Stand: EL 155 – ET: 12/2021

Keine Suspendierung für parallele/nachgelagerte schädliche Ereignisse: Liegt parallel einer der weiteren Auflösungsgründe (§ 4g Abs 2 S 2 EStG; § 4g Abs 5 S 2 EStG) vor oder wird ein solcher im Nachgang des Brexit verwirklicht, greifen ohne weitere Erleichterungen (wie in allen anderen nicht fiktiven EU-/EWR-Sachverhalten) die allg geltenden Rechtsfolgen ein, dh bestehende Ausgleichsposten sind gewinnerhöhend aufzulösen.

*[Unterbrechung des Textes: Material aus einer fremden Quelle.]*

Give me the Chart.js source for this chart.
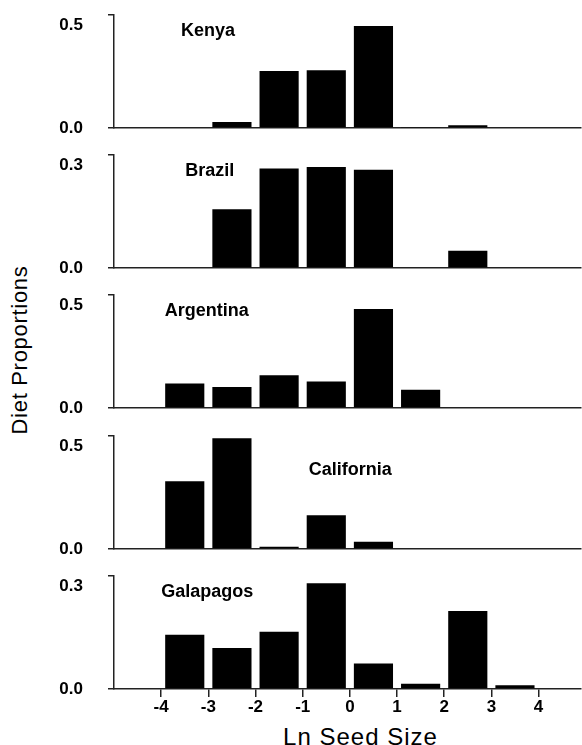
<!DOCTYPE html>
<html>
<head>
<meta charset="utf-8">
<script src="https://cdn.jsdelivr.net/npm/chart.js@4"></script>
<style>
html, body { margin: 0; padding: 0; background: #fff; }
body { width: 582px; height: 745px; position: relative; overflow: hidden; font-family: "Liberation Sans", Arial, sans-serif; }
canvas.panel { position: absolute; left: 0; }
.ytitle { position: absolute; left: -130px; top: 339px; width: 300px; height: 22px; line-height: 22px;
  font-size: 22px; letter-spacing: 0.7px; text-align: center; transform: rotate(-90deg); color: #000; }
.xtitle { position: absolute; left: 0; top: 725px; width: 721px; height: 24px; line-height: 24px;
  font-size: 24px; letter-spacing: 1px; text-align: center; color: #000; }
</style>
</head>
<body>
<div class="ytitle">Diet Proportions</div>
<div class="xtitle">Ln Seed Size</div>
<script>
// bins of ln seed size, centred on the half units
const binCenters = [-3.5, -2.5, -1.5, -0.5, 0.5, 1.5, 2.5, 3.5];
const xTickValues = [-4, -3, -2, -1, 0, 1, 2, 3, 4];
const regions = ['Kenya', 'Brazil', 'Argentina', 'California', 'Galapagos'];
const yMax = [0.5, 0.3, 0.5, 0.5, 0.3];

const kenya      = [0, 0.026, 0.252, 0.255, 0.451, 0.004, 0.012, 0];
const brazil     = [0, 0.156, 0.264, 0.268, 0.261, 0, 0.046, 0];
const argentina  = [0.108, 0.093, 0.145, 0.117, 0.438, 0.081, 0, 0];
const california = [0.30, 0.49, 0.01, 0.149, 0.032, 0, 0, 0];
const galapagos  = [0.144, 0.109, 0.152, 0.281, 0.068, 0.014, 0.207, 0.01];
const panelValues = [kenya, brazil, argentina, california, galapagos];

// page layout, px
const plotTops = [15, 155, 295, 436, 576];
const plotHeight = 113;
const topPad = 12;
const labelOffsets = [[67, 14.3], [71.3, 14.3], [50.7, 14.3], [194.7, 32.3], [47.3, 14]];

Chart.defaults.font.family = '"Liberation Sans", Arial, sans-serif';
Chart.defaults.color = '#000';

const lineColor = '#222';

// region name written inside each panel
const panelLabel = {
    id: 'panelLabel',
    afterDraw(chart, args, opts) {
        const { ctx, chartArea } = chart;
        ctx.save();
        ctx.font = 'bold 18px "Liberation Sans", Arial, sans-serif';
        ctx.fillStyle = '#000';
        ctx.textBaseline = 'alphabetic';
        ctx.textAlign = 'left';
        ctx.fillText(opts.text, chartArea.left + opts.dx, chartArea.top + opts.dy + 6.5);
        ctx.restore();
    }
};

regions.forEach((name, i) => {
    const isLast = i === regions.length - 1;
    const bottomRoom = isLast ? 32 : 14;
    const canvas = document.createElement('canvas');
    canvas.className = 'panel';
    canvas.width = 582;
    canvas.height = topPad + plotHeight + bottomRoom;
    canvas.style.top = (plotTops[i] - topPad) + 'px';
    document.body.appendChild(canvas);

    const max = yMax[i];

    new Chart(canvas, {
        type: 'bar',
        data: {
            datasets: [{
                data: binCenters.map((x, j) => ({ x: x, y: panelValues[i][j] })),
                backgroundColor: '#000',
                borderWidth: 0,
                categoryPercentage: 0.83,
                barPercentage: 1
            }]
        },
        options: {
            responsive: false,
            animation: false,
            events: [],
            layout: { padding: { top: topPad, left: 0, right: 1, bottom: 0 } },
            plugins: {
                legend: { display: false },
                tooltip: { enabled: false },
                panelLabel: { text: name, dx: labelOffsets[i][0], dy: labelOffsets[i][1] }
            },
            scales: {
                x: {
                    type: 'linear',
                    min: -5,
                    max: 4.9,
                    offset: false,
                    grid: { display: isLast, offset: false, drawOnChartArea: false, drawTicks: true,
                            tickLength: 8, color: lineColor, lineWidth: 1.5 },
                    border: { display: true, color: lineColor, width: 1.5 },
                    ticks: { display: isLast, padding: 1, maxRotation: 0, autoSkip: false,
                             font: { size: 17, weight: 'bold', lineHeight: 1.05 }, color: '#000',
                             callback: v => String(v) },
                    afterBuildTicks: s => { s.ticks = xTickValues.map(v => ({ value: v })); },
                    afterFit: s => { s.height = bottomRoom; s.paddingLeft = 0; s.paddingRight = 0; }
                },
                y: {
                    min: 0,
                    max: max,
                    grid: { drawOnChartArea: false, drawTicks: true, tickLength: 6, color: lineColor, lineWidth: 1.5 },
                    border: { display: true, color: lineColor, width: 1.5 },
                    ticks: {
                        padding: 25,
                        color: '#000',
                        font: { size: 17, weight: 'bold', lineHeight: 1.25 },
                        // top label sits a little under its tick, as in the original
                        callback: v => (v === max ? ['', v.toFixed(1)] : v.toFixed(1))
                    },
                    afterBuildTicks: s => { s.ticks = [{ value: 0 }, { value: max }]; },
                    afterFit: s => { s.width = 114; s.paddingTop = 0; s.paddingBottom = 0; }
                }
            }
        },
        plugins: [panelLabel]
    });
});
</script>
</body>
</html>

Da die Suspendierungsregel nur Anordnungen für den Umgang mit bereits unter Ausgleichspostenbildung überführten WG trifft, kann bei künftigen Überführungen eines WG in eine UK-Betriebsstätte ein (neuer) Ausgleichsposten nicht mehr gebildet werden.

 

Rn. 133

Stand: EL 155 – ET: 12/2021

Bestandsschutz: Der Austritt erfolgte zwar mit Ablauf des 31.01.2020, in Art 126 des Austrittsabkommens wurde jedoch ein Übergangszeitraum bis zum 31.12.2020 vereinbart, für den gemäß Art 127 Abs 1 des Austrittsabkommens das Unionsrecht im UK fortgalt und das UK nach Art 127 Abs 6 Austrittsabkommen iVm Art 1 Brexit-Übergangsgesetz (BGBl I 2019, 402) weiterhin als EU-Mitgliedsstaat galt. Für bis einschließlich 2020 noch gebildete Ausgleichsposten gewährt § 4g Abs 6 EStG (vorbehaltlich des Eingreifens anderer Auslösungsgründe nach § 4g Abs 2 S 2, Abs 5 S 2 EStG) damit Bestandsschutz bis zum Ablauf der fünfjährigen Regelauflösungsfrist (s Rn 60; BT-Drucks 19/7277, 19 f; Kubik/Münch, BB 2018, 2986; Bärsch/Spengel/Fischer/Stutzenberger, DB 2019, 1978, 1985), dh längstens bis zum 31.12.2024. Danach läuft die Regelung aus.